Elle a considéré en effet que l'obligation de sécurité de résultat pesant sur l'employeur lui « interdit, dans l'exercice de son pouvoir de direction, de prendre des mesures qui auraient pour objet ou pour effet de compromettre la santé et la sécurité des salariés ». Par ailleurs, le juge du fond peut suspendre la mise en place d'une nouvelle organisation du travail s'il estime qu'elle compromet la santé et la sécurité des salariés. En l'espèce, le juge du fond a pu valablement considérer que le dispositif d'assistance mis en place était insuffisant pour garantir la sécurité des salariés.
Cette solution peut être rapprochée d'un arrêt de 2007 dans lequel la Cour de cassation a admis la possibilité, pour le comité d'entreprise, de consulter le CHSCT sur un projet de l'employeur relatif aux entretiens annuels d'évaluation des salariés et, pour le juge, de suspendre la mise en oeuvre du projet dans l'attente de cette consultation. En raison de leurs modalités et de leurs enjeux, ces entretiens pouvaient « avoir une incidence sur le comportement des salariés, leur évolution de carrière et leur rémunération » et pouvaient « générer une pression psychologique entraînant des répercussions sur les conditions de travail ». 79 ( * )

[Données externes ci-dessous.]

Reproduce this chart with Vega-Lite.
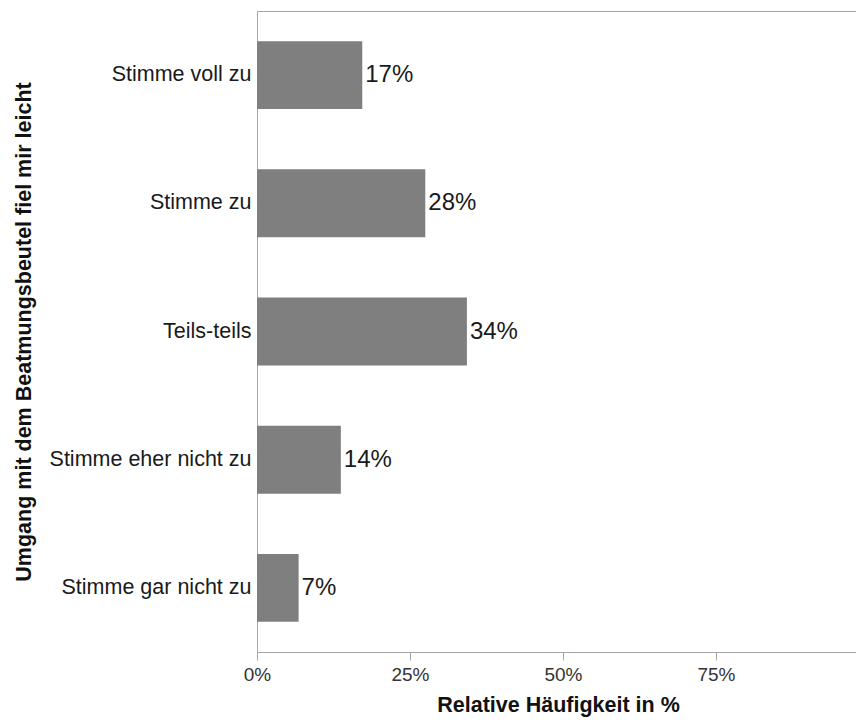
{
  "$schema": "https://vega.github.io/schema/vega-lite/v6.json",
  "autosize": {"type": "none"},
  "padding": {"left": 257, "top": 11, "right": 0, "bottom": 70},
  "width": 599,
  "height": 641,
  "background": "white",
  "config": {
    "view": {"stroke": null},
    "font": "Liberation Sans",
    "axis": {"domainColor": "#a6a6a6", "tickColor": "#a6a6a6", "grid": false, "labelFont": "Liberation Sans", "titleFont": "Liberation Sans"}
  },
  "data": {
    "values": [
      {"kategorie": "Stimme voll zu", "anteil": 0.172, "label": "17%"},
      {"kategorie": "Stimme zu", "anteil": 0.275, "label": "28%"},
      {"kategorie": "Teils-teils", "anteil": 0.343, "label": "34%"},
      {"kategorie": "Stimme eher nicht zu", "anteil": 0.137, "label": "14%"},
      {"kategorie": "Stimme gar nicht zu", "anteil": 0.068, "label": "7%"}
    ]
  },
  "encoding": {
    "y": {
      "field": "kategorie",
      "type": "nominal",
      "sort": null,
      "scale": {"paddingInner": 0.47, "paddingOuter": 0.235},
      "axis": {
        "title": "Umgang mit dem Beatmungsbeutel fiel mir leicht",
        "titleFontSize": 21.5,
        "titleFontWeight": "bold",
        "titleColor": "#111111",
        "titlePadding": 22,
        "labelFontSize": 21.5,
        "labelColor": "#1a1a1a",
        "labelPadding": 6,
        "ticks": false,
        "labelLimit": 300
      }
    }
  },
  "layer": [
    {
      "mark": {"type": "bar", "color": "#7f7f7f"},
      "encoding": {
        "x": {
          "field": "anteil",
          "type": "quantitative",
          "scale": {"domain": [0, 0.9788], "nice": false, "zero": true},
          "axis": {
            "orient": "bottom",
            "values": [0, 0.25, 0.5, 0.75],
            "format": ".0%",
            "title": "Relative Häufigkeit in %",
            "titleFontSize": 21.5,
            "titleFontWeight": "bold",
            "titleColor": "#111111",
            "titleAnchor": "middle",
            "titleX": 301,
            "titlePadding": 10,
            "labelFontSize": 19,
            "labelColor": "#333333",
            "tickSize": 8,
            "labelPadding": 5,
            "labelFlush": false
          }
        }
      }
    },
    {
      "mark": {"type": "text", "align": "left", "baseline": "middle", "dx": 3, "fontSize": 24, "color": "#1a1a1a"},
      "encoding": {
        "x": {
          "field": "anteil",
          "type": "quantitative",
          "axis": {"orient": "top", "labels": false, "ticks": false, "title": null, "domainColor": "#a6a6a6"}
        },
        "text": {"field": "label"}
      }
    }
  ],
  "resolve": {"axis": {"x": "independent"}}
}
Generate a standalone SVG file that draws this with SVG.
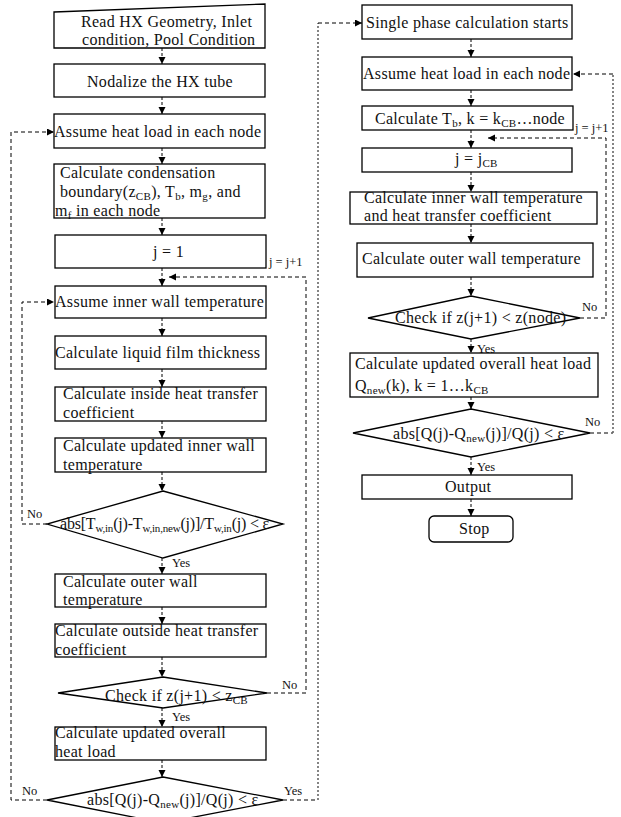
<svg xmlns="http://www.w3.org/2000/svg" width="621" height="817" viewBox="0 0 621 817">
<style>
.b{fill:#fff;stroke:#000;stroke-width:1.3}
.t{font-family:"Liberation Serif",serif;font-size:16px;fill:#111;letter-spacing:0.3px}
.s{font-size:11px}
.l{font-family:"Liberation Serif",serif;font-size:12.5px;fill:#111}
.c{fill:none;stroke:#000;stroke-width:1;stroke-dasharray:3,2}
.d{fill:none;stroke:#000;stroke-width:1;stroke-dasharray:4,3}
.g{fill:none;stroke:#666;stroke-width:1.6;stroke-dasharray:2,2}
</style>
<defs>
<marker id="a" markerUnits="userSpaceOnUse" markerWidth="8" markerHeight="8" refX="7" refY="3.5" orient="auto"><path d="M0,0 L7,3.5 L0,7 z" fill="#000"/></marker>
</defs>
<rect width="621" height="817" fill="#fff"/>
<g id="connectors">
<path class="c" d="M162,48 V64" marker-end="url(#a)"/>
<path class="c" d="M162,97 V114" marker-end="url(#a)"/>
<path class="c" d="M162,148 V164" marker-end="url(#a)"/>
<path class="c" d="M162,218 V235" marker-end="url(#a)"/>
<path class="c" d="M162,268 V286" marker-end="url(#a)"/>
<path class="c" d="M162,318 V336" marker-end="url(#a)"/>
<path class="c" d="M162,369 V387" marker-end="url(#a)"/>
<path class="c" d="M162,421 V438" marker-end="url(#a)"/>
<path class="c" d="M162,472 V491" marker-end="url(#a)"/>
<path class="c" d="M162,558 V574" marker-end="url(#a)"/>
<path class="c" d="M162,607 V624" marker-end="url(#a)"/>
<path class="c" d="M162,657 V677" marker-end="url(#a)"/>
<path class="c" d="M162,708 V727" marker-end="url(#a)"/>
<path class="c" d="M162,760 V777" marker-end="url(#a)"/>
<path class="d" d="M267,693 H306 V277 H169" marker-end="url(#a)"/>
<path class="d" d="M47,524 H22 V302 H54" marker-end="url(#a)"/>
<path class="d" d="M47,800 H11 V132 H54" marker-end="url(#a)"/>
<path class="d" d="M283,800 H318"/>
<path class="g" d="M318,800 V23"/>
<path class="d" d="M318,23 H362" marker-end="url(#a)"/>
<path class="c" d="M471,39 V57" marker-end="url(#a)"/>
<path class="c" d="M471,90 V106" marker-end="url(#a)"/>
<path class="c" d="M471,130 V148" marker-end="url(#a)"/>
<path class="c" d="M471,172 V192" marker-end="url(#a)"/>
<path class="c" d="M471,224 V243" marker-end="url(#a)"/>
<path class="c" d="M471,277 V296" marker-end="url(#a)"/>
<path class="c" d="M471,339 V353" marker-end="url(#a)"/>
<path class="c" d="M471,397 V409" marker-end="url(#a)"/>
<path class="c" d="M471,457 V475" marker-end="url(#a)"/>
<path class="c" d="M471,499 V516" marker-end="url(#a)"/>
<path class="d" d="M580,318 H606 V138 H488" marker-end="url(#a)"/>
<path class="d" d="M590,433 H613"/>
<path class="g" d="M613,433 V74"/>
<path class="d" d="M613,74 H573" marker-end="url(#a)"/>
<text class="l" x="269" y="266">j = j+1</text>
<text class="l" x="27" y="518">No</text>
<text class="l" x="172" y="567">Yes</text>
<text class="l" x="282" y="689">No</text>
<text class="l" x="172" y="721">Yes</text>
<text class="l" x="22" y="795">No</text>
<text class="l" x="284" y="795">Yes</text>
<text class="l" x="575" y="132">j = j+1</text>
<text class="l" x="582" y="311">No</text>
<text class="l" x="477" y="353">Yes</text>
<text class="l" x="585" y="426">No</text>
<text class="l" x="477" y="471">Yes</text>
</g>
<g id="n1"><polygon class="b" points="54,12 265,4 265,48 54,48"/>
<text class="t" x="81" y="27">Read HX Geometry, Inlet</text>
<text class="t" x="82" y="45">condition, Pool Condition</text></g>
<g id="n2"><rect class="b" x="54" y="64" width="211" height="33"/>
<text class="t" x="87" y="87">Nodalize the HX tube</text></g>
<g id="n3"><rect class="b" x="54" y="114" width="211" height="34"/>
<text class="t" x="54" y="137">Assume heat load in each node</text></g>
<g id="n4"><rect class="b" x="54" y="164" width="211" height="54"/>
<text class="t" x="60" y="178">Calculate condensation</text>
<text class="t" x="60" y="197">boundary(z<tspan class="s" dy="3">CB</tspan><tspan dy="-3">), T</tspan><tspan class="s" dy="3">b</tspan><tspan dy="-3">, m</tspan><tspan class="s" dy="3">g</tspan><tspan dy="-3">, and</tspan></text>
<text class="t" x="55" y="216">m<tspan class="s" dy="3">f</tspan><tspan dy="-3"> in each node</tspan></text></g>
<g id="n5"><rect class="b" x="55" y="235" width="211" height="33"/>
<text class="t" x="153" y="257">j = 1</text></g>
<g id="n6"><rect class="b" x="55" y="286" width="211" height="32"/>
<text class="t" x="55" y="307">Assume inner wall temperature</text></g>
<g id="n7"><rect class="b" x="55" y="336" width="211" height="33"/>
<text class="t" x="55" y="358">Calculate liquid film thickness</text></g>
<g id="n8"><rect class="b" x="55" y="387" width="211" height="34"/>
<text class="t" x="63" y="399">Calculate inside heat transfer</text>
<text class="t" x="63" y="418">coefficient</text></g>
<g id="n9"><rect class="b" x="55" y="438" width="211" height="34"/>
<text class="t" x="63" y="451">Calculate updated inner wall</text>
<text class="t" x="63" y="470">temperature</text></g>
<g id="n10"><polygon class="b" points="163,491 283,524 163,558 47,524"/>
<text class="t" x="60" y="529" style="letter-spacing:-0.2px">abs[T<tspan class="s" dy="3">w,in</tspan><tspan dy="-3">(j)-T</tspan><tspan class="s" dy="3">w,in,new</tspan><tspan dy="-3">(j)]/T</tspan><tspan class="s" dy="3">w,in</tspan><tspan dy="-3">(j) &lt; ε</tspan></text></g>
<g id="n11"><rect class="b" x="55" y="574" width="211" height="33"/>
<text class="t" x="63" y="587">Calculate outer wall</text>
<text class="t" x="63" y="605">temperature</text></g>
<g id="n12"><rect class="b" x="55" y="624" width="211" height="33"/>
<text class="t" x="55" y="636">Calculate outside heat transfer</text>
<text class="t" x="55" y="655">coefficient</text></g>
<g id="n13"><polygon class="b" points="163,677 267,693 163,708 58,693"/>
<text class="t" x="105" y="701">Check if z(j+1) &lt; z<tspan class="s" dy="3">CB</tspan></text></g>
<g id="n14"><rect class="b" x="55" y="727" width="211" height="33"/>
<text class="t" x="55" y="738">Calculate updated overall</text>
<text class="t" x="55" y="757">heat load</text></g>
<g id="n15"><polygon class="b" points="163,777 283,800 163,823 47,800"/>
<text class="t" x="87" y="805">abs[Q(j)-Q<tspan class="s" dy="3">new</tspan><tspan dy="-3">(j)]/Q(j) &lt; ε</tspan></text></g>
<g id="r1"><rect class="b" x="362" y="5" width="210" height="34"/>
<text class="t" x="366" y="28">Single phase calculation starts</text></g>
<g id="r2"><rect class="b" x="362" y="57" width="210" height="33"/>
<text class="t" x="363" y="79">Assume heat load in each node</text></g>
<g id="r3"><rect class="b" x="362" y="106" width="211" height="24"/>
<text class="t" x="375" y="124">Calculate T<tspan class="s" dy="3">b</tspan><tspan dy="-3">, k = k</tspan><tspan class="s" dy="3">CB</tspan><tspan dy="-3">…node</tspan></text></g>
<g id="r4"><rect class="b" x="362" y="148" width="210" height="24"/>
<text class="t" x="455" y="164">j = j<tspan class="s" dy="3">CB</tspan></text></g>
<g id="r5"><rect class="b" x="350" y="192" width="247" height="32"/>
<text class="t" x="364" y="203">Calculate inner wall temperature</text>
<text class="t" x="364" y="221">and heat transfer coefficient</text></g>
<g id="r6"><rect class="b" x="357" y="243" width="236" height="34"/>
<text class="t" x="362" y="264">Calculate outer wall temperature</text></g>
<g id="r7"><polygon class="b" points="471,296 580,318 471,339 368,318"/>
<text class="t" x="395" y="323">Check if z(j+1) &lt; z(node)</text></g>
<g id="r8"><rect class="b" x="350" y="353" width="248" height="44"/>
<text class="t" x="355" y="369">Calculate updated overall heat load</text>
<text class="t" x="355" y="391">Q<tspan class="s" dy="3">new</tspan><tspan dy="-3">(k), k = 1…k</tspan><tspan class="s" dy="3">CB</tspan></text></g>
<g id="r9"><polygon class="b" points="471,409 590,433 471,457 353,433"/>
<text class="t" x="393" y="439">abs[Q(j)-Q<tspan class="s" dy="3">new</tspan><tspan dy="-3">(j)]/Q(j) &lt; ε</tspan></text></g>
<g id="r10"><rect class="b" x="362" y="475" width="210" height="24"/>
<text class="t" x="445" y="492">Output</text></g>
<g id="r11"><rect class="b" x="429" y="516" width="84" height="26" rx="5"/>
<text class="t" x="459" y="534">Stop</text></g>
</svg>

Dans le prolongement de l'article L. 4121-1 du code du travail, son article L. 4121-3 impose à l'employeur d'évaluer les risques pour la santé et la sécurité des travailleurs. Les résultats de cette évaluation sont ensuite retranscrits dans un document unique, visé à l'article R. 4121-1. Sur la base de cette évaluation, l'employeur doit mettre en oeuvre les actions de prévention et les méthodes de travail et de production garantissant un meilleur niveau de protection de la sécurité et de la santé.
L'employeur a également l'obligation d'informer les travailleurs sur les risques pour la santé et la sécurité ainsi que sur les mesures prises pour y remédier (article L. 4141-1) et d'organiser une formation à la sécurité au bénéfice des travailleurs (article L. 4141-2).
* 75 Cf. L'état de santé du salarié. De la préservation de la santé à la protection de l'emploi, de Sylvie Bourgeot et Michel Blatman, éditions Liaisons, 2009.
* 76 Cass. soc., 28 février 2002, n° 99-17.201.
* 77 Cf. « Santé au travail, l'ère de la maturité », Jurisprudence sociale Lamy, n° 239, 1 er septembre 2008.
* 78 Cass. soc., 5 mars 2008, société Snecma, n° 06-45.888.
* 79 Cass. soc., 28 novembre 2007, n° 06-21.964.